The new sanctions may be the first evidence that this approach is paying dividends, but the true test will be China’s willingness to fully implement the new round of sanctions to the spirit of the law and not simply the letter of the law, since it has heretofore failed to successfully implement sanctions to an extent that actually impacts North Korea. China’s resistance to exerting its full pressure on North Korea is due to a semi-irrational fear of damaging Sino-North Korean relations, despite the mounting costs of the alliance to China.
The popular refrain remains: China is facing limited options with less influence than previously thought and must prioritize stability over another Korean War and subsequent refugee crisis. But despite all of that, at the end of the day, what the outside world sees is the transformation of China’s only ally from a poor country with a small and covert nuclear program to a nearly full blown nuclear state threatening to launch a nuclear attack on other countries, a change undertaken while the DPRK survives off of Chinese food aid and investment despite international sanctions.
Perceptions matter, and if nothing else, China’s soft power is losing the narrative war to the U.S. view of China as a reluctant supporter of sanctions. Thus, it is necessary to wait for concrete evidence of Beijing’s newfound commitment to enforcing sanctions before analysts draw favorable remarks on dramatic changes in Beijing’s policy.

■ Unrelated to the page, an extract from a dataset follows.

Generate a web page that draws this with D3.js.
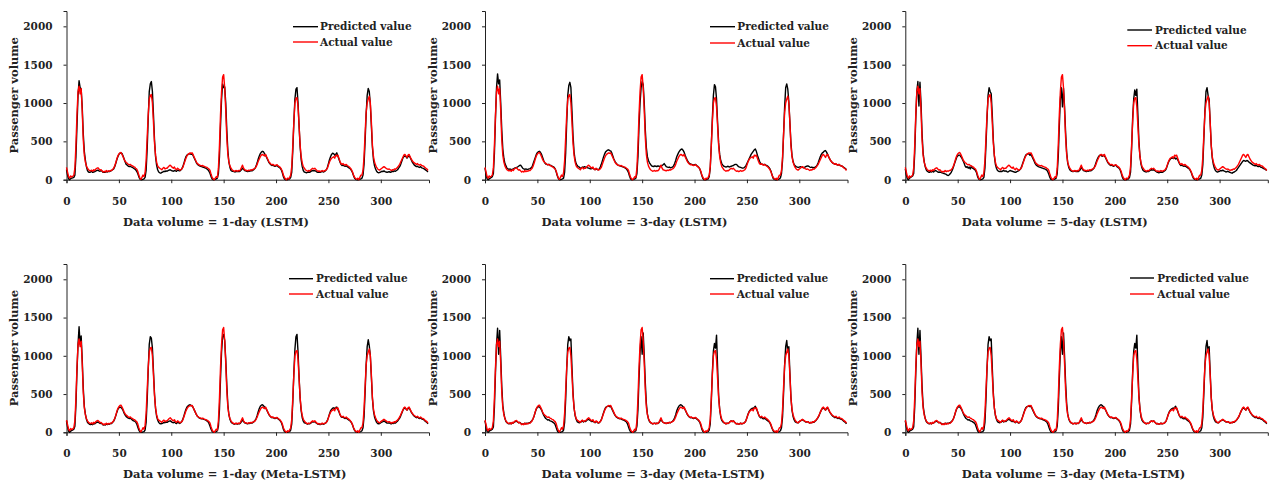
<!DOCTYPE html>
<html>
<head>
<meta charset="utf-8">
<script src="https://cdn.jsdelivr.net/npm/d3@7"></script>
<style>
  html, body { margin: 0; padding: 0; background: #fff; }
  svg { display: block; }
  text { font-family: "DejaVu Serif", "Liberation Serif", serif; font-weight: bold; fill: #222; }
</style>
</head>
<body>
<svg id="chart" width="1271" height="484"></svg>
<script>
// ---------------- DATA ----------------
const xTicks = [0, 50, 100, 150, 200, 250, 300];
const yTicks = [0, 500, 1000, 1500, 2000];
const legendLabels = ["Predicted value", "Actual value"];
const yTitle = "Passenger volume";
const panelTitles = [
  "Data volume = 1-day (LSTM)",
  "Data volume = 3-day (LSTM)",
  "Data volume = 5-day (LSTM)",
  "Data volume = 1-day (Meta-LSTM)",
  "Data volume = 3-day (Meta-LSTM)",
  "Data volume = 3-day (Meta-LSTM)"
];

const actual = [
160,100,40,20,50,35,45,60,150,450,850,1150,1220,1120,1190,900,520,320,230,180,150,
130,120,115,125,110,130,120,140,150,155,140,125,130,115,100,110,100,120,105,115,110,120,120,135,150,
180,220,270,310,335,350,355,330,300,265,240,225,215,200,195,200,185,180,170,165,150,140,110,60,25,
5,30,60,40,90,250,550,850,1050,1100,1110,1000,750,480,320,230,180,160,150,140,
130,150,160,140,150,150,165,180,190,175,160,150,165,140,130,150,140,125,130,140,160,200,240,280,310,
330,340,350,345,350,320,290,260,230,210,200,190,185,180,185,175,170,165,160,150,140,120,70,30,10,
0,20,40,30,150,450,850,1150,1340,1370,1200,900,550,330,230,180,150,130,
120,110,115,120,110,120,115,130,160,190,150,130,125,120,115,125,120,130,125,135,140,150,170,200,240,
270,300,320,330,320,310,330,300,270,240,220,205,195,200,190,185,190,195,180,170,160,140,110,60,30,10,
0,20,10,30,60,170,450,750,1000,1060,1070,950,700,450,300,220,170,150,
130,120,110,120,115,125,140,150,140,150,135,120,110,115,105,110,120,110,115,120,130,150,190,230,260,
280,290,300,280,320,310,320,280,240,210,200,210,195,190,200,185,175,165,150,130,100,60,30,15,5,20,0,
30,60,60,120,300,600,880,1000,1050,1090,1000,750,450,300,230,190,160,140,130,
125,140,150,160,170,160,150,140,135,140,130,120,130,125,140,135,150,160,180,200,230,260,290,320,330,
310,290,320,330,300,270,250,230,220,210,200,210,195,190,200,185,180,175,160,150,140,120
];

const predLSTM1 = [
130,60,10,0,15,20,25,30,60,300,700,1100,1290,1200,1180,950,600,370,260,170,120,
100,95,100,110,95,100,105,115,120,125,115,110,120,110,95,100,95,105,100,110,105,115,120,130,140,
170,210,260,300,330,345,350,340,310,270,230,200,190,175,170,175,165,160,150,140,130,110,80,40,10,
0,0,5,10,30,120,400,800,1150,1250,1280,1150,850,520,300,190,130,100,90,85,
95,100,110,105,115,110,120,125,130,120,115,110,120,115,110,125,120,115,125,140,170,210,260,300,320,
330,335,340,330,335,310,280,250,220,200,190,180,175,170,165,160,155,150,140,130,110,80,40,10,0,
0,5,10,20,80,300,700,1050,1250,1200,1210,1000,650,380,230,160,120,110,
110,105,100,110,105,110,105,115,130,150,135,120,115,110,105,115,110,120,115,125,135,150,180,220,270,
310,340,360,370,365,340,320,290,260,230,210,195,185,190,180,175,180,185,170,160,150,130,90,40,10,0,
0,0,5,10,30,100,380,750,1050,1180,1200,1000,700,430,260,170,120,100,
95,90,95,100,95,105,115,120,115,120,110,100,95,100,95,100,110,100,105,115,130,160,210,260,300,
330,345,340,320,330,350,310,270,230,200,185,190,180,175,180,170,160,150,140,120,90,50,20,5,0,0,0,
5,10,20,60,200,500,850,1100,1190,1150,980,700,420,260,180,140,110,95,90,
95,100,110,105,115,105,100,95,100,105,95,100,110,105,115,110,120,130,150,170,200,240,280,300,310,
300,280,300,310,290,260,230,210,190,180,170,175,165,160,170,155,150,145,135,125,115,100
];

const predLSTM3 = [
150,70,10,0,10,20,30,40,80,350,800,1200,1380,1250,1300,1000,650,400,280,210,180,
150,140,135,140,130,135,140,150,155,160,165,175,185,190,170,150,140,135,140,135,135,140,145,155,170,
210,250,290,330,355,365,370,355,330,290,250,220,205,200,195,200,190,185,175,170,160,140,100,50,15,
0,0,5,10,20,100,350,750,1100,1230,1270,1200,900,580,360,260,210,185,170,165,
150,155,165,160,170,165,160,155,150,145,140,145,150,140,130,140,135,130,140,165,200,245,290,330,360,
375,385,390,380,375,350,310,270,240,220,200,190,185,180,175,170,165,160,150,140,120,90,45,10,0,
0,5,10,20,80,300,700,1000,1200,1280,1240,1000,650,420,300,250,220,200,
180,175,170,180,175,170,180,175,170,180,185,195,210,190,170,165,160,165,155,160,165,180,210,250,300,
330,360,380,395,400,385,360,320,285,255,230,215,205,200,195,190,195,200,185,175,160,140,100,50,15,0,
0,0,5,10,40,150,450,800,1100,1240,1210,1050,750,480,330,250,210,190,
175,170,165,170,175,165,170,175,180,185,195,200,200,185,170,165,160,155,150,155,165,180,210,240,270,
300,330,350,370,390,400,370,320,280,240,215,205,200,195,200,190,185,175,160,140,110,60,20,5,0,0,0,
5,10,25,80,250,600,950,1200,1250,1180,1020,750,480,320,240,200,180,170,165,
160,165,170,165,160,155,160,170,175,180,175,165,160,165,155,160,160,170,190,220,260,300,330,350,360,
375,380,360,330,300,270,250,230,215,210,200,205,195,190,200,185,180,175,165,155,145,130
];

const predLSTM5 = [
140,60,10,0,20,30,40,50,80,350,800,1150,1280,960,1270,1000,600,350,240,170,130,
110,100,95,105,100,110,100,115,120,110,100,95,100,95,90,85,80,75,70,60,55,65,80,100,130,
170,210,250,290,310,320,320,300,280,250,220,180,160,170,150,165,140,175,150,145,135,120,90,40,10,
0,0,5,10,30,150,450,800,1100,1200,1150,1120,850,520,310,200,150,120,110,105,
110,105,115,120,110,115,105,100,110,120,115,110,105,100,95,100,110,115,125,140,170,210,250,290,320,
330,340,335,320,330,300,270,240,210,190,180,170,165,160,155,150,145,140,135,125,105,70,30,5,0,
0,5,10,20,80,300,700,1050,1200,950,1190,950,620,360,220,160,130,115,
110,105,110,115,105,110,105,115,130,160,140,120,115,110,105,115,110,120,115,125,135,150,180,220,260,
290,310,320,315,305,320,310,290,260,230,210,195,185,190,180,175,185,190,170,160,150,130,90,40,10,0,
0,0,5,10,30,100,400,800,1050,1170,1100,1180,850,500,300,200,150,120,
110,105,100,110,105,115,125,130,125,130,120,110,100,95,90,95,100,95,100,110,120,140,180,220,250,
270,280,285,275,290,270,280,260,230,200,185,190,180,175,180,170,160,150,140,120,90,50,20,5,0,0,0,
5,10,20,60,200,550,900,1150,1200,1100,1050,750,450,280,200,150,120,105,100,
105,110,120,115,125,115,110,100,105,110,100,95,90,85,95,100,110,120,140,160,180,200,220,240,250,
245,240,250,245,230,220,210,200,190,185,180,190,175,170,180,165,160,155,145,140,130,120
];

const predMeta1 = [
150,70,15,0,15,25,30,40,80,350,800,1150,1380,1150,1260,950,580,340,240,170,130,
115,105,100,110,100,115,110,125,130,135,125,115,120,110,95,100,95,110,100,110,105,115,115,130,145,
175,215,260,300,320,330,325,310,285,250,225,205,195,185,180,185,170,160,150,145,135,110,70,30,5,
0,0,5,10,30,130,420,820,1150,1250,1230,1100,800,500,310,210,160,130,115,110,
115,120,130,125,135,130,140,145,150,140,130,125,135,120,115,130,125,115,125,140,170,210,260,300,330,
345,355,360,350,345,320,290,260,230,210,195,185,180,175,175,170,165,160,150,140,115,80,40,10,0,
0,5,10,20,80,300,700,1050,1250,1280,1200,950,620,360,230,170,135,120,
115,105,110,115,105,115,110,120,140,165,140,125,120,115,110,120,115,125,120,130,140,155,180,220,270,
310,340,355,360,350,330,320,295,265,235,215,200,190,195,185,180,185,190,175,165,150,130,90,40,10,0,
0,0,5,10,30,110,400,780,1080,1250,1280,1050,720,440,280,190,145,125,
120,115,105,115,110,120,130,140,135,140,125,115,105,110,100,105,115,105,110,120,130,155,195,240,280,
300,315,320,310,325,330,300,270,230,205,195,200,185,180,190,175,165,155,145,125,95,55,25,5,0,0,0,
5,10,20,60,200,520,880,1120,1210,1130,1000,720,440,280,200,160,130,115,110,
115,125,135,140,150,140,130,120,120,125,115,110,120,115,125,120,135,145,165,185,215,250,285,310,320,
305,290,310,320,295,265,245,225,210,200,190,200,185,180,190,175,170,165,150,140,130,110
];

const predMeta3 = [
150,70,10,0,15,25,30,40,70,330,780,1150,1360,1020,1330,980,600,350,250,180,140,
125,115,110,120,110,125,120,135,140,145,135,125,130,120,105,110,105,120,110,120,115,125,125,140,155,
180,220,265,305,325,335,330,315,290,255,225,200,180,170,160,165,150,145,140,130,120,100,60,20,0,
0,0,5,10,30,130,430,830,1150,1250,1200,1220,850,520,320,220,170,140,130,125,
130,140,150,135,145,140,155,165,170,160,150,140,150,135,125,140,135,120,125,140,165,205,250,290,320,
335,340,345,335,340,310,280,250,225,205,195,185,180,175,175,165,160,155,145,135,110,70,30,5,0,
0,5,10,20,80,300,700,1050,1250,1020,1300,1000,650,380,240,175,140,125,
120,110,115,120,110,120,115,125,145,170,145,130,125,120,115,125,120,130,125,135,145,160,190,230,280,
315,340,355,360,350,335,320,295,265,235,215,200,190,195,185,180,185,190,175,165,150,130,90,40,10,0,
0,0,5,10,30,110,400,780,1060,1160,1100,1270,850,480,300,200,155,135,
125,120,110,120,115,125,140,150,140,150,135,120,110,115,105,110,120,110,115,120,130,150,190,235,270,
290,305,315,310,325,340,310,275,235,205,190,195,180,175,185,170,160,150,140,120,90,50,20,5,0,0,0,
5,10,20,60,200,520,880,1120,1200,1050,1120,780,460,290,210,165,140,130,125,
125,140,150,155,165,155,145,135,135,140,130,120,130,125,135,130,145,155,175,195,225,260,290,310,320,
305,290,310,320,295,265,245,225,210,200,190,200,185,180,190,175,170,165,150,140,130,110
];

const predictedByPanel = [predLSTM1, predLSTM3, predLSTM5, predMeta1, predMeta3, predMeta3];

// ---------------- LAYOUT ----------------
const colX = [66.5, 485, 905.3];
const rowY = [{top: 11, bottom: 179.7}, {top: 264, bottom: 432.3}];
const plotW = 362.5;
// legend offsets per panel: [lineStart dx, lineEnd dx, text dx, y1 dy, y2 dy] relative to axis origin (x0, top)
const legendPos = [
  [226.5, 251.5, 253.5, 15.7, 31],
  [225, 250, 252.3, 15.7, 32],
  [222, 246.7, 249.8, 19, 34.7],
  [222.5, 246.5, 249.5, 14.7, 30],
  [225, 249, 251.7, 14.7, 30],
  [224.7, 248.7, 252, 14, 30]
];

const svg = d3.select("#chart");
const FS_TICK = 10.5, FS_LEG = 10.5, FS_XT = 11.5, FS_YT = 11.5;

for (let p = 0; p < 6; p++) {
  const col = p % 3, row = Math.floor(p / 3);
  const x0 = colX[col];
  const {top, bottom} = rowY[row];
  const g = svg.append("g");

  const x = d3.scaleLinear().domain([0, 346]).range([x0, x0 + plotW]);
  const y = d3.scaleLinear().domain([0, 2200]).range([bottom, top]);

  const xAxis = d3.axisBottom(x).tickValues(xTicks).tickSize(3.5).tickPadding(18).tickFormat(d3.format("d"));
  const yAxis = d3.axisLeft(y).tickValues(yTicks).tickSize(3).tickPadding(11).tickFormat(d3.format("d"));

  const gx = g.append("g").attr("transform", `translate(0,${bottom})`).call(xAxis);
  const gy = g.append("g").attr("transform", `translate(${x0},0)`).call(yAxis);
  [gx, gy].forEach(a => {
    a.select(".domain").attr("stroke", "#222").attr("stroke-width", 1);
    a.selectAll(".tick line").attr("stroke", "#222");
    a.selectAll(".tick text")
      .attr("font-family", '"DejaVu Serif", serif')
      .attr("font-weight", "bold")
      .attr("font-size", FS_TICK)
      .attr("fill", "#222");
  });
  gx.selectAll(".tick text").attr("dy", "0.35em");

  const line = d3.line().x((d, i) => x(i)).y(d => y(d));
  g.append("path").datum(predictedByPanel[p])
    .attr("d", line).attr("fill", "none").attr("stroke", "#000").attr("stroke-width", 1.4)
    .attr("stroke-linejoin", "round");
  g.append("path").datum(actual)
    .attr("d", line).attr("fill", "none").attr("stroke", "#ff0000").attr("stroke-width", 1.4)
    .attr("stroke-linejoin", "round");

  const L = legendPos[p];
  const legColors = ["#000", "#ff0000"];
  [0, 1].forEach(k => {
    const ly = top + (k === 0 ? L[3] : L[4]);
    g.append("line").attr("x1", x0 + L[0]).attr("x2", x0 + L[1]).attr("y1", ly).attr("y2", ly)
      .attr("stroke", legColors[k]).attr("stroke-width", 1.4);
    g.append("text").attr("x", x0 + L[2]).attr("y", ly).attr("dy", "0.35em")
      .attr("font-size", FS_LEG).text(legendLabels[k]);
  });

  g.append("text").attr("x", x0 + 56.5).attr("y", bottom + 46)
    .attr("font-size", FS_XT).text(panelTitles[p]);

  g.append("text")
    .attr("transform", `translate(${x0 - 52.5},${(top + bottom) / 2}) rotate(-90)`)
    .attr("text-anchor", "middle").attr("dy", "0.35em")
    .attr("font-size", FS_YT).text(yTitle);
}
</script>
</body>
</html>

From China’s perspective, the paradox of Chinese leverage is that the more China pressures North Korea, the less influence China has over North Korea and the more likely Kim Jong-un is to court President Obama, if only the U.S. government returned the sentiment. The recent round of sanctions, if a true indication of the beginnings of a policy shift toward Pyongyang, will be important, but observers should resist the urge to label the present reaction as a breakthrough.
*This post has been updated to reflect a correction on the date of sanctions on Banco Delta Asia bank.